EXERCISE AIM =>
Print the listing from its top line through the line containing "Chart.register(...registerables);", nothing more, and leave out the pictures.

RECORDED INFORMATION =>
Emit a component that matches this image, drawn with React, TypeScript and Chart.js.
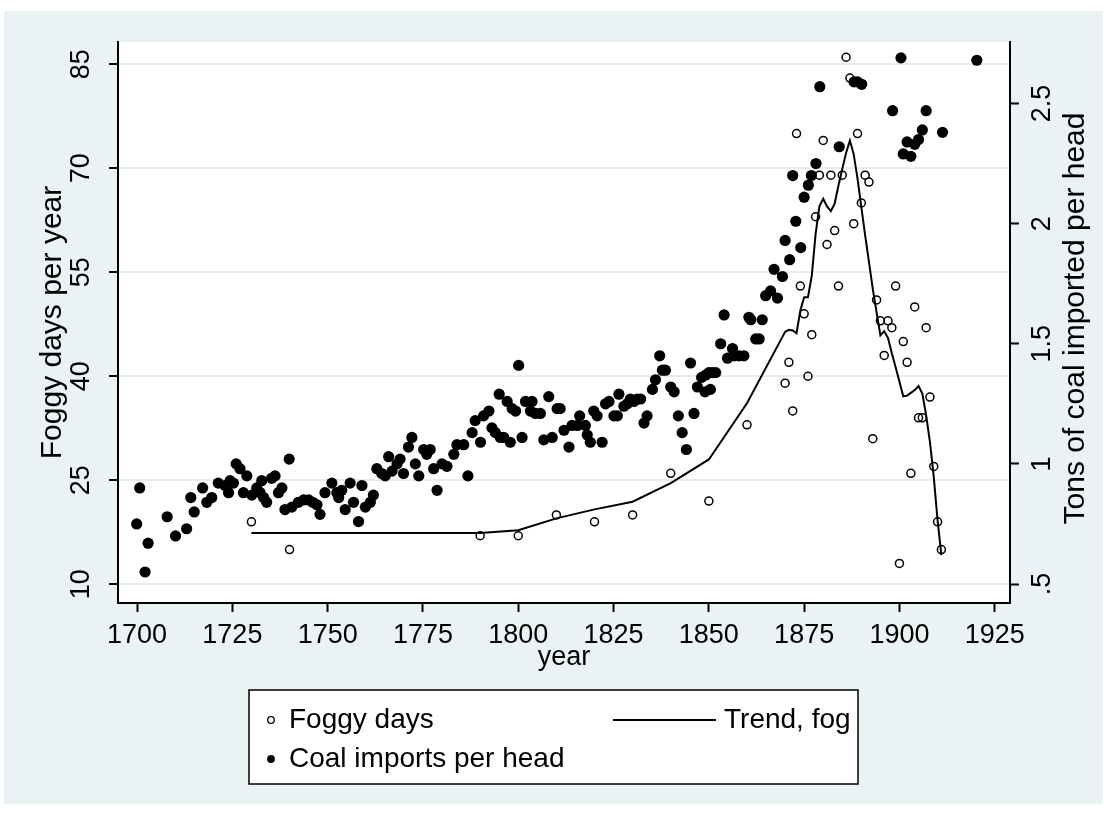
import React, { useEffect, useRef } from "react";
import { Chart, registerables } from "chart.js";

Chart.register(...registerables);

// ---------- data ----------
const fogYears = [
  1730, 1740, 1790, 1800, 1810, 1820, 1830, 1840, 1850, 1860,
  1870, 1871, 1872, 1873, 1874, 1875, 1876, 1877, 1878, 1879,
  1880, 1881, 1882, 1883, 1884, 1885, 1886, 1887, 1888, 1889,
  1890, 1891, 1892, 1893, 1894, 1895, 1896, 1897, 1898, 1899,
  1900, 1901, 1902, 1903, 1904, 1905, 1906, 1907, 1908, 1909,
  1910, 1911,
];
const fogDays = [
  19, 15, 17, 17, 20, 19, 20, 26, 22, 33,
  39, 42, 35, 75, 53, 49, 40, 46, 63, 69,
  74, 59, 69, 61, 53, 69, 86, 83, 62, 75,
  65, 69, 68, 31, 51, 48, 43, 48, 47, 53,
  13, 45, 42, 26, 50, 34, 34, 47, 37, 27,
  19, 15,
];

const trendYears = [
  1730, 1740, 1790, 1800, 1810, 1820, 1830, 1840, 1850, 1860,
  1870, 1871, 1872, 1873, 1874, 1875, 1876, 1877, 1878, 1879,
  1880, 1881, 1882, 1883, 1884, 1885, 1886, 1887, 1888, 1889,
  1890, 1891, 1892, 1893, 1894, 1895, 1896, 1897, 1898, 1899,
  1900, 1901, 1902, 1903, 1904, 1905, 1906, 1907, 1908, 1909,
  1910, 1911,
];
const trendFog = [
  17.4, 17.4, 17.4, 17.8, 19.5, 20.8, 21.9, 24.6, 28.0, 36.1,
  46.4, 46.7, 46.6, 46.2, 49.5, 51.4, 51.4, 54.5, 60.5, 64.5,
  65.6, 64.5, 63.8, 64.9, 67.5, 69.9, 72.2, 74.0, 72.0, 68.5,
  64.4, 60.3, 56.5, 52.6, 49.2, 45.9, 46.5, 45.5, 43.3, 41.3,
  39.2, 37.1, 37.2, 37.6, 38.0, 38.6, 37.5, 34.4, 30.5, 25.5,
  19.2, 14.2,
];

const coalYears = [
  1699.9, 1700.7, 1702.1, 1702.9, 1707.9, 1710.1, 1713.0, 1714.1, 1715.0, 1717.2,
  1718.3, 1719.6, 1721.3, 1723.1, 1724.0, 1724.4, 1725.3, 1726.0, 1727.0, 1727.9,
  1728.8, 1730.1, 1731.4, 1732.3, 1732.7, 1733.2, 1734.0, 1735.3, 1736.2, 1737.1,
  1738.0, 1738.8, 1739.9, 1740.6, 1742.3, 1743.7, 1745.0, 1746.1, 1747.2, 1748.0,
  1749.3, 1751.1, 1752.4, 1752.9, 1753.7, 1754.6, 1755.9, 1756.8, 1758.1, 1759.0,
  1759.9, 1761.2, 1762.0, 1762.9, 1764.2, 1765.1, 1766.0, 1766.9, 1768.2, 1769.0,
  1769.9, 1771.2, 1772.1, 1773.0, 1773.9, 1775.2, 1776.0, 1776.9, 1777.8, 1778.7,
  1780.0, 1781.3, 1783.1, 1783.9, 1785.7, 1786.8, 1787.9, 1788.7, 1790.1, 1790.9,
  1792.3, 1793.1, 1794.0, 1795.0, 1795.3, 1796.2, 1797.1, 1797.9, 1798.4, 1799.3,
  1800.1, 1801.0, 1801.9, 1803.2, 1803.6, 1804.5, 1805.8, 1806.7, 1808.0, 1808.9,
  1810.2, 1811.0, 1812.0, 1813.3, 1814.1, 1815.5, 1816.1, 1817.6, 1818.1, 1818.9,
  1819.8, 1820.7, 1822.0, 1822.9, 1823.8, 1825.1, 1826.0, 1826.4, 1827.7, 1828.6,
  1829.4, 1830.3, 1831.2, 1832.1, 1833.0, 1833.8, 1835.2, 1836.0, 1837.1, 1837.8,
  1838.6, 1840.0, 1840.9, 1842.0, 1843.0, 1844.1, 1845.2, 1846.1, 1847.0, 1848.1,
  1849.2, 1849.0, 1850.0, 1850.4, 1850.9, 1851.8, 1853.1, 1854.0, 1854.9, 1856.2,
  1856.6, 1857.9, 1859.2, 1860.5, 1861.0, 1862.3, 1863.2, 1864.0, 1864.9, 1866.2,
  1867.1, 1868.0, 1869.3, 1870.0, 1871.2, 1872.0, 1872.8, 1874.1, 1875.0, 1876.1,
  1876.9, 1878.1, 1879.1, 1884.2, 1888.1, 1889.0, 1890.1, 1898.2, 1900.4, 1901.0,
  1902.0, 1903.0, 1904.0, 1905.0, 1906.0, 1907.0, 1911.3, 1920.3,
];
const coalTons = [
  0.75, 0.90, 0.55, 0.67, 0.78, 0.70, 0.73, 0.86, 0.80, 0.90,
  0.84, 0.86, 0.92, 0.91, 0.88, 0.93, 0.92, 1.00, 0.98, 0.88,
  0.95, 0.87, 0.90, 0.88, 0.93, 0.86, 0.84, 0.94, 0.95, 0.88,
  0.90, 0.81, 1.02, 0.82, 0.84, 0.85, 0.85, 0.84, 0.83, 0.79,
  0.88, 0.92, 0.88, 0.86, 0.89, 0.81, 0.92, 0.84, 0.76, 0.91,
  0.82, 0.84, 0.87, 0.98, 0.96, 0.95, 1.03, 0.97, 1.00, 1.02,
  0.96, 1.07, 1.11, 1.00, 0.95, 1.06, 1.04, 1.06, 0.98, 0.89,
  1.00, 0.99, 1.04, 1.08, 1.08, 0.95, 1.13, 1.18, 1.09, 1.20,
  1.22, 1.15, 1.13, 1.29, 1.11, 1.11, 1.26, 1.09, 1.23, 1.22,
  1.41, 1.11, 1.26, 1.22, 1.26, 1.21, 1.21, 1.10, 1.28, 1.11,
  1.23, 1.23, 1.14, 1.07, 1.16, 1.16, 1.20, 1.16, 1.12, 1.09,
  1.22, 1.20, 1.09, 1.25, 1.26, 1.20, 1.20, 1.29, 1.24, 1.25,
  1.27, 1.26, 1.27, 1.27, 1.17, 1.20, 1.31, 1.35, 1.45, 1.39,
  1.39, 1.32, 1.30, 1.20, 1.13, 1.06, 1.42, 1.21, 1.32, 1.36,
  1.37, 1.30, 1.38, 1.31, 1.38, 1.38, 1.50, 1.62, 1.44, 1.48,
  1.45, 1.45, 1.45, 1.61, 1.60, 1.52, 1.52, 1.60, 1.70, 1.72,
  1.81, 1.69, 1.78, 1.93, 1.85, 2.20, 2.01, 1.90, 2.11, 2.16,
  2.20, 2.25, 2.57, 2.32, 2.59, 2.59, 2.58, 2.47, 2.69, 2.29,
  2.34, 2.28, 2.33, 2.35, 2.39, 2.47, 2.38, 2.68,
];

const xTicks = [1700, 1725, 1750, 1775, 1800, 1825, 1850, 1875, 1900, 1925];
const leftTicks = [10, 25, 40, 55, 70, 85];
const rightTicks = [0.5, 1, 1.5, 2, 2.5];
const rightTickLabels = [".5", "1", "1.5", "2", "2.5"];

const seriesLabels = ["Foggy days", "Coal imports per head", "Trend, fog"];
const xTitle = "year";
const leftTitle = "Foggy days per year";
const rightTitle = "Tons of coal imported per head";

// ---------- styling ----------
const FONT = '"Liberation Sans", Arial, Helvetica, sans-serif';
const FS_TICK = 27;
const FS_TITLE = 30;
const FS_LEG = 28;
const BG = "#eaf2f3";
const GRID = "#e4edf0";

const W = 1107;
const H = 815;

const stataPlugin = {
  id: "stataLook",
  beforeDraw(chart: any) {
    const { ctx, chartArea } = chart;
    ctx.save();
    ctx.fillStyle = "#ffffff";
    ctx.fillRect(0, 0, W, H);
    ctx.fillStyle = BG;
    ctx.fillRect(4, 11, W - 8, H - 22);
    ctx.fillStyle = "#ffffff";
    ctx.fillRect(
      chartArea.left,
      chartArea.top,
      chartArea.right - chartArea.left,
      chartArea.bottom - chartArea.top
    );
    ctx.restore();
  },
  afterDraw(chart: any) {
    const { ctx, chartArea } = chart;
    // right axis title (reads bottom to top)
    ctx.save();
    ctx.translate(1076, (chartArea.top + chartArea.bottom) / 2 - 4);
    ctx.rotate(-Math.PI / 2);
    ctx.font = `${FS_TITLE}px ${FONT}`;
    ctx.fillStyle = "#000";
    ctx.textAlign = "center";
    ctx.textBaseline = "middle";
    ctx.fillText(rightTitle, 0, 0);
    ctx.restore();

    // legend box
    const bx = 249, by = 690, bw = 609, bh = 94;
    ctx.save();
    ctx.fillStyle = "#ffffff";
    ctx.fillRect(bx, by, bw, bh);
    ctx.strokeStyle = "#000";
    ctx.lineWidth = 1.5;
    ctx.strokeRect(bx, by, bw, bh);
    ctx.font = `${FS_LEG}px ${FONT}`;
    ctx.fillStyle = "#000";
    ctx.textAlign = "left";
    ctx.textBaseline = "middle";
    const r1 = 720, r2 = 759;
    // Foggy days
    ctx.beginPath();
    ctx.arc(271, r1, 3.3, 0, Math.PI * 2);
    ctx.lineWidth = 1.3;
    ctx.stroke();
    ctx.fillText(seriesLabels[0], 289, r1);
    // Coal
    ctx.beginPath();
    ctx.arc(271, r2, 3.9, 0, Math.PI * 2);
    ctx.fill();
    ctx.fillText(seriesLabels[1], 289, r2);
    // Trend
    ctx.beginPath();
    ctx.moveTo(613, r1);
    ctx.lineTo(716, r1);
    ctx.lineWidth = 2;
    ctx.stroke();
    ctx.fillText(seriesLabels[2], 724, r1);
    ctx.restore();
  },
};

export default function App() {
  const ref = useRef<HTMLCanvasElement | null>(null);

  useEffect(() => {
    if (!ref.current) return;
    const fogPts = fogYears.map((x, i) => ({ x, y: fogDays[i] }));
    const coalPts = coalYears.map((x, i) => ({ x, y: coalTons[i] }));
    const trendPts = trendYears.map((x, i) => ({ x, y: trendFog[i] }));

    const tickFont = { family: FONT, size: FS_TICK };
    const titleFont = { family: FONT, size: FS_TITLE };

    const chart = new Chart(ref.current, {
      type: "scatter",
      data: {
        datasets: [
          {
            label: seriesLabels[0],
            data: fogPts,
            yAxisID: "y",
            pointStyle: "circle",
            pointRadius: 4,
            pointBackgroundColor: "rgba(255,255,255,0)",
            pointBorderColor: "#000",
            pointBorderWidth: 1.5,
            order: 3,
          },
          {
            label: seriesLabels[1],
            data: coalPts,
            yAxisID: "y2",
            pointStyle: "circle",
            pointRadius: 5.6,
            pointBackgroundColor: "#000",
            pointBorderColor: "#000",
            pointBorderWidth: 0,
            order: 2,
          },
          {
            type: "line",
            label: seriesLabels[2],
            data: trendPts,
            yAxisID: "y",
            showLine: true,
            borderColor: "#000",
            borderWidth: 2,
            pointRadius: 0,
            tension: 0,
            fill: false,
            order: 1,
          } as any,
        ],
      },
      options: {
        animation: false,
        responsive: false,
        devicePixelRatio: 1,
        layout: { padding: { top: 42, left: 0, right: 0, bottom: 0 } },
        plugins: {
          legend: { display: false },
          tooltip: { enabled: false },
        },
        scales: {
          x: {
            type: "linear",
            position: "bottom",
            min: 1695,
            max: 1929,
            afterBuildTicks: (s: any) => {
              s.ticks = xTicks.map((v) => ({ value: v }));
            },
            afterFit: (s: any) => {
              s.height = 212;
            },
            grid: {
              display: true,
              drawOnChartArea: false,
              drawTicks: true,
              tickLength: 9,
              tickColor: "#000",
              tickWidth: 2,
            },
            border: { display: true, color: "#000", width: 2 },
            ticks: {
              color: "#000",
              font: tickFont,
              padding: 7,
              maxRotation: 0,
              minRotation: 0,
              autoSkip: false,
              callback: (v: any) => String(v),
            },
            title: {
              display: true,
              text: xTitle,
              color: "#000",
              font: tickFont,
              padding: { top: 0, bottom: 141 },
            },
          },
          y: {
            type: "linear",
            position: "left",
            min: 7.3,
            max: 88.2,
            afterBuildTicks: (s: any) => {
              s.ticks = leftTicks.map((v) => ({ value: v }));
            },
            afterFit: (s: any) => {
              s.width = 118;
            },
            grid: {
              display: true,
              drawOnChartArea: true,
              color: GRID,
              lineWidth: 2,
              drawTicks: true,
              tickLength: 9,
              tickColor: "#000",
              tickWidth: 2,
            },
            border: { display: true, color: "#000", width: 2 },
            ticks: {
              color: "#000",
              font: tickFont,
              padding: 12,
              minRotation: 90,
              maxRotation: 90,
              crossAlign: "center",
              autoSkip: false,
              callback: (v: any) => String(v),
            },
            title: {
              display: true,
              text: leftTitle,
              color: "#000",
              font: titleFont,
              padding: { top: 35, bottom: 0 },
            },
          },
          y2: {
            type: "linear",
            position: "right",
            min: 0.421,
            max: 2.756,
            afterBuildTicks: (s: any) => {
              s.ticks = rightTicks.map((v) => ({ value: v }));
            },
            afterFit: (s: any) => {
              s.width = 97;
            },
            grid: {
              display: true,
              drawOnChartArea: false,
              drawTicks: true,
              tickLength: 9,
              tickColor: "#000",
              tickWidth: 2,
            },
            border: { display: true, color: "#000", width: 2 },
            ticks: {
              color: "#000",
              font: tickFont,
              padding: 5,
              minRotation: 90,
              maxRotation: 90,
              crossAlign: "center",
              autoSkip: false,
              callback: (v: any) => {
                const i = rightTicks.indexOf(Number(v));
                return i >= 0 ? rightTickLabels[i] : "";
              },
            },
            title: { display: false },
          },
        },
      },
      plugins: [stataPlugin],
    });
    return () => chart.destroy();
  }, []);

  return (
    <div style={{ position: "absolute", left: 0, top: 0, width: W, height: H, background: "#fff" }}>
      <canvas ref={ref} width={W} height={H} style={{ display: "block", width: W, height: H }} />
    </div>
  );
}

RESULT OF THIS EXERCISE =>
Emit a component that matches this image, drawn with React, TypeScript and Chart.js.
import React, { useEffect, useRef } from "react";
import { Chart, registerables } from "chart.js";

Chart.register(...registerables);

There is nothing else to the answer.